The Nazis wanted an Aryan race that was pure in blood, not white of skin. They focused on a range of what they saw as markers of "impure" blood, such as cranium size, nose shape and the presence or absence of ear lobes. Impure blood, as a notion, was all the more insidious for being largely invisible. That an Aryan could interact with a Jew without knowing it made the Nazis worry more, not less, about Jews than they did about people with more visible differences.

More importantly, the Aryan race which the Nazis consider the German people to exemplify, was not considered synonymous with some kind of "white race" by the Nazis, even though contemporary neo-Nazis do make such a connection.

The Nazis did not see their Aryan race as originating in Europe. They were very much aware that 'Aryan' is cognate to 'Iranian' and saw their race as originating in that part of Asia. The Nazis focused on the so-called Aryan race, a tiny subset of all the people who would be considered white today.

Almost all of the Nazis' victims would be considered 'white' in the politics of the contemporary West, not just Ashkenazi Jews, but Poles and Slavs, "gypsies" (another inaccurate term, for Roma, Sinti and Lalleri peoples), the physically disabled and the mentally ill, homosexuals and even prostitutes and congenital petty criminals.

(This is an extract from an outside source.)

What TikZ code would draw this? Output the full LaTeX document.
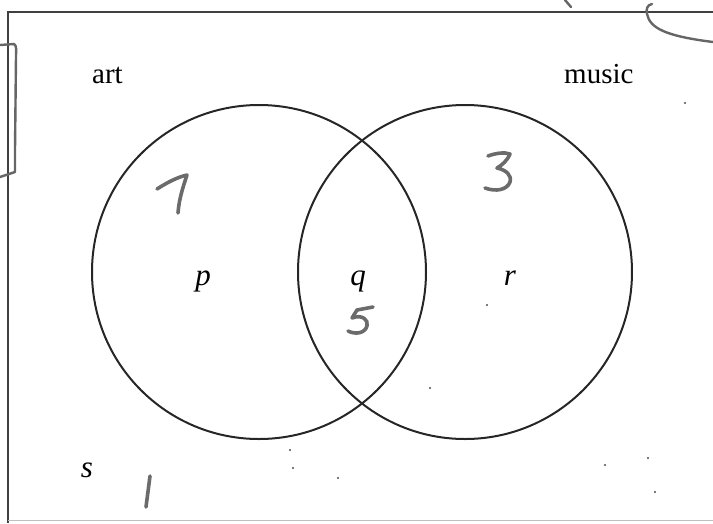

All were seen as not conforming to the "racial community" and potentially "contaminating" it if allowed to procreate as well as being seen in many cases to pose a more conventional military risk or drain on scarce resources. Anti-social behaviours such as petty crime, sex work or even alcoholism were seen as inherited and in need of removal from the racial community through "racial hygiene," lest these traits spread at the expense of more desirable ones.

One might retort that the Nazis may not have cared if Jews were racially white, but in modern parlance they believed the Jews lacked "whiteness," a neologism that essentially means not being an accepted part of the dominant group in society. That's true, but it also disclosed to show how the modern understanding of whiteness in the academy does not correlate well with the actual historical understanding of race and racism in both the US and abroad. (Similarly, as I have noted previously, "white ethnics" in the United States such as Jews, Italians, and Irish Americans, may have lacked "whiteness," but were most definitely considered to be racially white.)